Before there were planes, trains, and automobiles, there was silence. The musical instruments of days long past developed in a much quieter world. People’s hearing was better, performance spaces were usually smaller with floors and walls often made of hard reflective surfaces, in sharp contradiction to today’s acoustic–dampening tiles. People may also have been a little more focused on the music given the lack of personal music players with their headphones delivering sound directly into the ear. The modern environment is a challenge for any acoustic instrument. It is a special challenge for today’s wire–strung harper.
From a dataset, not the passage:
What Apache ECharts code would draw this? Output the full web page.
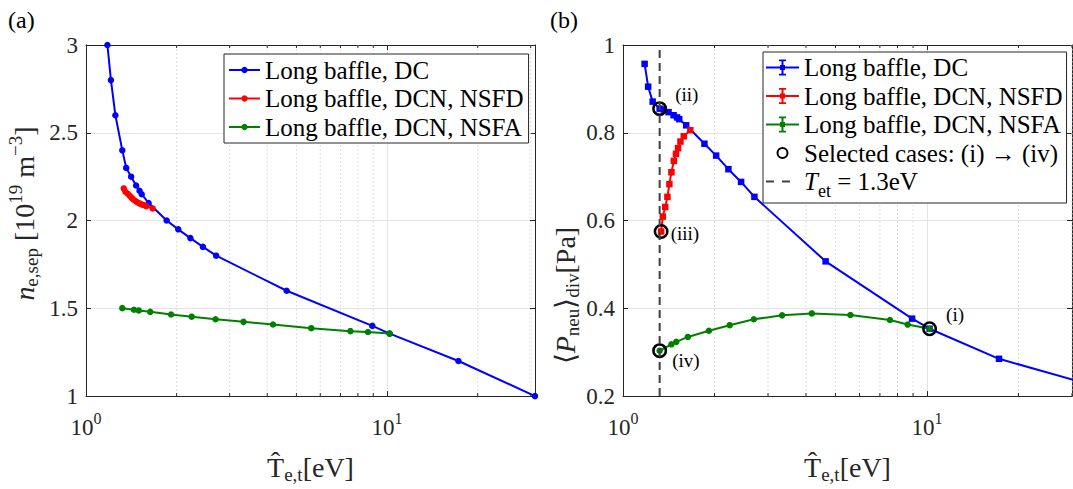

Since the late 1800’s we have introduced electricity to our culture, installed wall–to–wall–carpeting in our rooms, hung deadening acoustic ceiling tiles, and padded our chairs. The blowers of heating and air conditioning systems, humming light fixtures, sirens and traffic noises, helicopters flying overhead, all make our modern world a very noisy place. Electrified instruments, huge orchestras, and bigger instruments vie to keep up with this louder world. But the small, accoustic Clàrsach did not evolve into a powerhouse of sound. Somehow, we must reinforce the sound of the instrument to make it louder for certain situations. In particular, there are times when the sound needs to be louder in a noisy environment so that the harper can hear him/herself as required for background music (wedding receptions, for example) and then those times when the sound needs to be louder for a large listening audience.

The wire–strung harp is an unusual and highly specialized instrument. While there are hundreds of thousands of guitar players all benefiting from the economics of research and technology development that leads to the design and manufacture of sound–reinforcement systems, the wire–strung harp’s “economies of scale” leave us with no easy solution. Thus, every piece of technology available for this purpose was designed for instruments other than the wire–strung harp. We have to adapt what is available.

One consistent truth in capturing the sound from wire–strung harps is transparency in audio quality. The wire strung harp is an exceptionally complex instrument. The overtones of any string are astonishing and complex. Some strings “pop” harmonically and the instrument as a whole is dynamic and breathes sound. Notes may sound for a full minute or more: an eternity of time to a modern sound system. What other instruments have this kind of sustain? Certainly not many. One could point to the pipe organ, but when was the last time one of those needed sound reinforcement? (Referring to organs with functioning pipes of course, and not electronic organs.)

Many people say, “I need a microphone,” when they think of amplification, not even conceiving of the other elements required. Even limiting oneself to thinking of microphones, there are many different types: large diaphragm microphones, small diaphragm microphones, ribbon microphones. There is the use of combinations of different microphones, the issue of microphone placement and axises.

The goal is to amplify for the best sound quality for the harp, a sound that is transparent, uncolored and absolutely representative of what the harp sounds like acoustically. In short, we want a natural sound despite the technology.